Character Analysis
Most of the description we get of the Miller is intensely physical and kind of, well, disgusting. He's huge, with a red beard, wide black nostrils, a gaping mouth, and (gross-out alert!) a wart on his nose with a tuft of hairs growing on it that are as red as the bristles in a sow's ears. Many of the Miller's activities are physical as well: he can break doors open with his head (side-note: why would anyone want to do this?) and always wins the ram, or top prize, at wrestling matches.
Disgusting physical appearance aside, we also get the feeling this guy's not a great miller: he regularly steals corn from his customers (probably by mixing filler into their sacks) or charges three times the proper fee for it.

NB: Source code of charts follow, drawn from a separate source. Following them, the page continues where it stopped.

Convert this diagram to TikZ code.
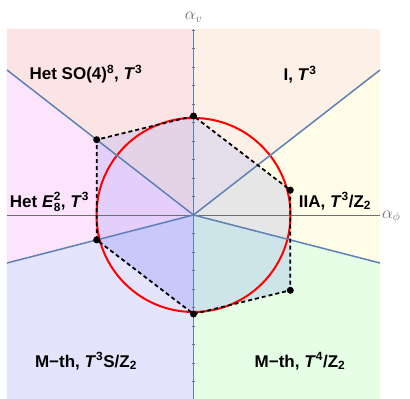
\documentclass[tikz,border=0pt]{standalone}
\usepackage{amsmath}
\usepackage{fontspec}
\setmainfont{Liberation Sans}
\definecolor{tlout}{RGB}{253,228,228}
\definecolor{tlin}{RGB}{228,210,230}
\definecolor{trout}{RGB}{253,240,230}
\definecolor{trin}{RGB}{228,222,235}
\definecolor{rout}{RGB}{255,253,232}
\definecolor{rin}{RGB}{230,230,230}
\definecolor{brout}{RGB}{230,253,230}
\definecolor{brin}{RGB}{205,228,232}
\definecolor{blout}{RGB}{228,228,252}
\definecolor{blin}{RGB}{200,200,250}
\definecolor{lout}{RGB}{253,228,253}
\definecolor{lin}{RGB}{228,207,252}
\definecolor{wallblue}{RGB}{94,129,181}
\definecolor{axisgray}{RGB}{110,110,110}
\begin{document}
\begin{tikzpicture}[x=1pt, y=1pt,
  every node/.style={inner sep=0pt},
  phase/.style={font=\fontsize{17}{19}\selectfont\bfseries, anchor=base},
  axlab/.style={font=\fontsize{18}{20}\selectfont, text=axisgray},
  wall/.style={draw=wallblue, line width=1.5pt},
  hexedge/.style={draw=black, line width=1.8pt, dash pattern=on 4pt off 3pt},
  vtx/.style={circle, fill=black, minimum size=7pt}
]
\useasboundingbox (-193.5,-184) rectangle (216.5,215);

\coordinate (o) at (0,0);
\coordinate (nt) at (0,186);
\coordinate (nb) at (0,-184);
\coordinate (ur) at (186.5,145);
\coordinate (lr) at (186.5,-48);
\coordinate (ll) at (-186.5,-48);
\coordinate (ul) at (-186.5,145);
\coordinate (ctl) at (-186.5,186);
\coordinate (ctr) at (186.5,186);
\coordinate (cbr) at (186.5,-184);
\coordinate (cbl) at (-186.5,-184);

\coordinate (hT) at (0,99);
\coordinate (hUL) at (-96.8,75.3);
\coordinate (hL) at (-96.8,-24.9);
\coordinate (hB) at (0,-99);
\coordinate (hLR) at (96.8,-75.3);
\coordinate (hR) at (96.8,24.9);

% phase regions
\fill[tlout] (o) -- (nt) -- (ctl) -- (ul) -- cycle;
\fill[trout] (o) -- (nt) -- (ctr) -- (ur) -- cycle;
\fill[rout] (o) -- (ur) -- (lr) -- cycle;
\fill[brout] (o) -- (lr) -- (cbr) -- (nb) -- cycle;
\fill[blout] (o) -- (nb) -- (cbl) -- (ll) -- cycle;
\fill[lout] (o) -- (ll) -- (ul) -- cycle;

% inside the hexagon
\begin{scope}
\clip (hT) -- (hUL) -- (hL) -- (hB) -- (hLR) -- (hR) -- cycle;
\fill[tlin] (o) -- (nt) -- (ctl) -- (ul) -- cycle;
\fill[trin] (o) -- (nt) -- (ctr) -- (ur) -- cycle;
\fill[rin] (o) -- (ur) -- (lr) -- cycle;
\fill[brin] (o) -- (lr) -- (cbr) -- (nb) -- cycle;
\fill[blin] (o) -- (nb) -- (cbl) -- (ll) -- cycle;
\fill[lin] (o) -- (ll) -- (ul) -- cycle;
\end{scope}

% axes
\coordinate (axL) at (-186.5,0);
\coordinate (axR) at (186.5,0);
\draw[axisgray, line width=0.8pt] (axL) -- (axR);
\foreach \k in {-9,...,-1,1,2,...,10}
  \draw[axisgray, line width=0.5pt] (-1.8,18.5*\k) -- (1.8,18.5*\k);

\draw[red, line width=2pt] (o) circle[radius=97];

\draw[wall] (nt) -- (nb);
\draw[wall] (o) -- (ul);
\draw[wall] (o) -- (ur);
\draw[wall] (o) -- (ll);
\draw[wall] (o) -- (lr);

\draw[hexedge] (hT) -- (hUL) -- (hL) -- (hB) -- (hLR) -- (hR) -- cycle;
\foreach \v in {hT,hUL,hL,hB,hLR,hR}
  \node[vtx] (d\v) at (\v) {};

\node[phase] (hetso) at (-107.5,135) {Het SO(4)\textsuperscript{8}, \textit{T}\textsuperscript{3}};
\node[phase] (typeI) at (106.5,134) {I, \textit{T}\textsuperscript{3}};
\node[phase] (hete) at (-144,8) {Het \textit{E}$_{\text{8}}^{\text{2}}$, \textit{T}\textsuperscript{3}};
\node[phase] (iia) at (141.5,8) {IIA, \textit{T}\textsuperscript{3}/Z\textsubscript{2}};
\node[phase] (mthB) at (-107.5,-152) {M−th, \textit{T}\textsuperscript{3}S/Z\textsubscript{2}};
\node[phase] (mthA) at (106.5,-152) {M−th, \textit{T}\textsuperscript{4}/Z\textsubscript{2}};

\node[axlab, anchor=base] (av) at (0,195) {$\alpha_v$};
\node[axlab, anchor=base west] (aphi) at (188.5,-3) {$\alpha_\phi$};
\end{tikzpicture}
\end{document}
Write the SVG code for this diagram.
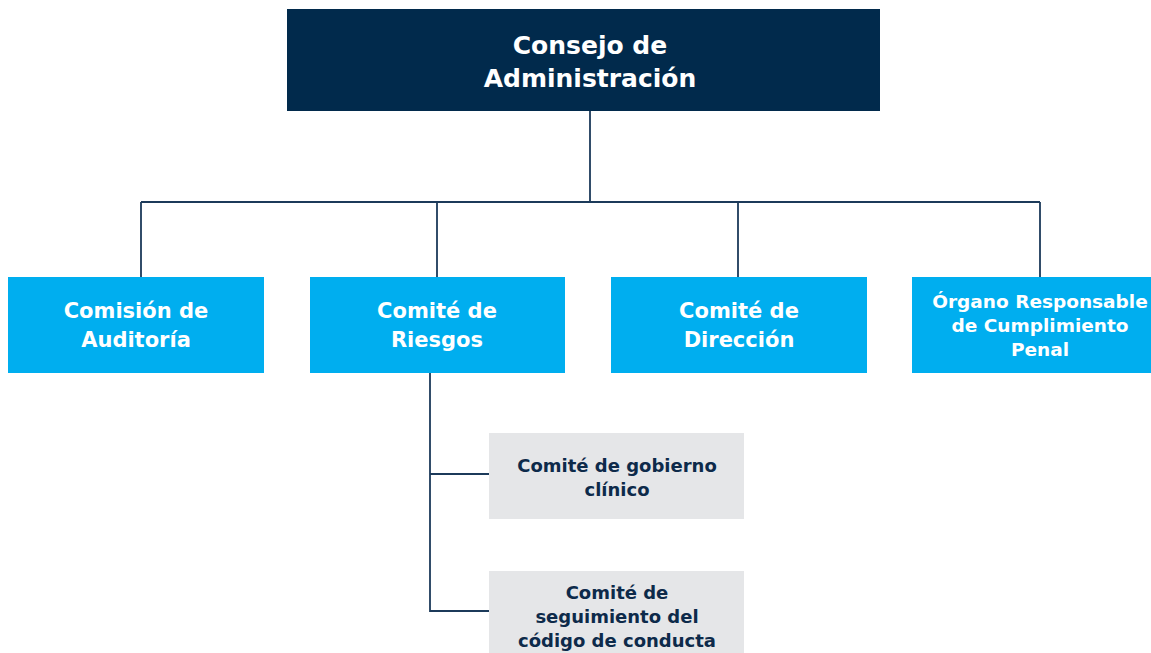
<svg xmlns="http://www.w3.org/2000/svg" width="1151" height="653" viewBox="0 0 1151 653">
<style>
.top{fill:#012a4c}
.blue{fill:#00aeef}
.gray{fill:#e5e6e8}
.wt{fill:#fff;font-family:"DejaVu Sans","Liberation Sans",sans-serif;font-weight:bold;text-anchor:middle}
.dt{fill:#0d2a4a;font-family:"DejaVu Sans","Liberation Sans",sans-serif;font-weight:bold;text-anchor:middle;font-size:18px}
.ln{stroke:#1c3a5a;stroke-width:1.8;fill:none}
</style>
<rect width="1151" height="653" fill="#fff"/>
<g id="connectors">
<path class="ln" d="M590 111V202M141 202H1040M141 202V277M437 202V277M738 202V277M1040 202V277"/>
<path class="ln" d="M430 373V611H489M430 474H489"/>
</g>
<g id="n-consejo">
<rect class="top" x="287" y="9" width="593" height="102"/>
<text class="wt" font-size="25"><tspan x="590" y="54">Consejo de</tspan><tspan x="590" y="87">Administración</tspan></text>
</g>
<g id="n-auditoria">
<rect class="blue" x="8" y="277" width="256" height="96"/>
<text class="wt" font-size="21"><tspan x="136" y="318">Comisión de</tspan><tspan x="136" y="347">Auditoría</tspan></text>
</g>
<g id="n-riesgos">
<rect class="blue" x="310" y="277" width="255" height="96"/>
<text class="wt" font-size="21"><tspan x="437" y="318">Comité de</tspan><tspan x="437" y="347">Riesgos</tspan></text>
</g>
<g id="n-direccion">
<rect class="blue" x="611" y="277" width="256" height="96"/>
<text class="wt" font-size="21"><tspan x="739" y="318">Comité de</tspan><tspan x="739" y="347">Dirección</tspan></text>
</g>
<g id="n-organo">
<rect class="blue" x="912" y="277" width="239" height="96"/>
<text class="wt" font-size="18.5"><tspan x="1040" y="308">Órgano Responsable</tspan><tspan x="1040" y="332">de Cumplimiento</tspan><tspan x="1040" y="356">Penal</tspan></text>
</g>
<g id="n-gobierno">
<rect class="gray" x="489" y="433" width="255" height="86"/>
<text class="dt"><tspan x="617" y="472">Comité de gobierno</tspan><tspan x="617" y="496">clínico</tspan></text>
</g>
<g id="n-seguimiento">
<rect class="gray" x="489" y="571" width="255" height="82"/>
<text class="dt"><tspan x="617" y="599">Comité de</tspan><tspan x="617" y="623">seguimiento del</tspan><tspan x="617" y="647">código de conducta</tspan></text>
</g>
</svg>
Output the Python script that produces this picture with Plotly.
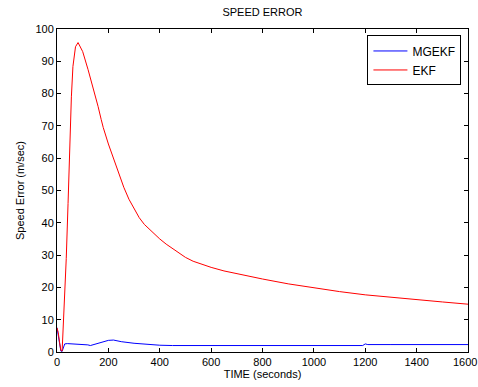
import plotly.graph_objects as go

# EKF speed error (m/sec) vs time (seconds)
ekf_t = [0, 5, 10, 15, 20, 25, 30, 36, 43, 49, 56, 62, 67, 72, 82, 90, 100,
         121, 140, 160, 172, 180, 200, 230, 260, 280, 300, 320, 340, 360, 380, 400,
         425, 450, 475, 500, 530, 560, 600, 650, 700, 750, 800, 900, 1000,
         1100, 1200, 1300, 1400, 1500, 1600]
ekf_v = [7.5, 6, 3, 0.5, 0.3, 8, 18, 29, 46, 64.7, 79, 88.4, 92, 94.5, 95.8, 94.5, 93,
         87.4, 82, 76, 72, 69.5, 64.4, 57.6, 51, 47.3, 44.3, 41.6, 39.5, 37.9, 36.4, 35.0,
         33.4, 32.0, 30.6, 29.3, 28.1, 27.2, 26.2, 25.1, 24.2, 23.4, 22.6, 21.1, 19.8,
         18.7, 17.7, 16.9, 16.2, 15.5, 14.8]

# MGEKF speed error
mg_t = [0, 5, 10, 15, 20, 25, 30, 40, 60, 80, 100, 120, 130, 150, 180, 200, 220,
        250, 300, 350, 400, 450, 500, 550, 600, 650, 700, 800, 900, 1000, 1100,
        1190, 1200, 1210, 1300, 1400, 1500, 1600]
mg_v = [7.5, 5, 2, 0.3, 0.2, 1.5, 2.5, 2.6, 2.5, 2.5, 2.4, 2.2, 2.0, 2.5, 3.2, 3.6, 3.7,
        3.2, 2.7, 2.3, 2.1, 2.0, 2.0, 1.9, 1.9, 1.9, 1.9, 1.9, 1.9, 1.9, 1.9,
        2.0, 2.5, 2.3, 2.3, 2.3, 2.3, 2.3]

x_ticks = [0, 200, 400, 600, 800, 1000, 1200, 1400, 1600]
x_tick_labels = ["0", "200", "400", "600", "800", "1000", "1200", "1400", "1600"]
y_ticks = [0, 10, 20, 30, 40, 50, 60, 70, 80, 90, 100]

fig = go.Figure()
fig.add_trace(go.Scatter(x=mg_t, y=mg_v, mode="lines", name="MGEKF",
                         line=dict(color="#0000ff", width=1)))
fig.add_trace(go.Scatter(x=ekf_t, y=ekf_v, mode="lines", name="EKF",
                         line=dict(color="#ff0000", width=1)))

axis_common = dict(showline=True, linecolor="black", linewidth=1, mirror="ticks",
                   ticks="inside", ticklen=4, tickcolor="black", showgrid=False,
                   zeroline=False, tickfont=dict(size=11, color="black"))

# last x tick label drawn as annotation so it sits right at the page edge
shown_labels = x_tick_labels[:-1] + [""]
fig.add_annotation(x=x_ticks[-1], y=0, xref="x", yref="y", text=x_tick_labels[-1],
                   showarrow=False, xanchor="center", yanchor="top", yshift=-2, xshift=-3,
                   font=dict(size=11, color="black"))

fig.update_layout(
    width=478, height=387,
    margin=dict(l=57, r=10, t=29, b=35),
    paper_bgcolor="white", plot_bgcolor="white",
    font=dict(family="Liberation Sans, Arial, sans-serif", size=11, color="black"),
    title=dict(text="SPEED ERROR", x=0.549, xanchor="center", y=0.968, yanchor="middle",
               font=dict(size=11)),
    xaxis=dict(range=[0, 1600], tickvals=x_ticks, ticktext=shown_labels,
               title=dict(text="TIME (seconds)", standoff=2, font=dict(size=11)),
               **axis_common),
    yaxis=dict(range=[0, 100], tickvals=y_ticks,
               title=dict(text="Speed Error (m/sec)", standoff=8, font=dict(size=11)),
               **axis_common),
    legend=dict(x=0.984, xanchor="right", y=0.98, yanchor="top",
                bordercolor="black", borderwidth=1, bgcolor="white",
                font=dict(size=12), tracegroupgap=0, itemwidth=34),
    showlegend=True,
)

fig.write_html("out.html")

The Miller's portrait draws heavily upon negative medieval stereotypes about lower-class people. The idea was that such people were "all brawn, no brains." This intense physicality was associated with extreme lustfulness, and in the Miller's portrait we get a hidden clue that this is, in fact, the case: medieval symbolism held that red hair, which the Miller's portrait mentions twice (most notably in that shudder-worthy description of the wart), was a sign of a lustful nature. The tale the Miller tells, a bawdy story about how a carpenter's wife cheats on him with a clerk, confirms the Miller's lustful proclivities. Yet the Miller's tale is also immensely clever, concluding with what literary types agree is one of the most successful and witty endings of any tale. So, like the Wife of Bath, the Miller's character questions as many stereotypes as it draws upon.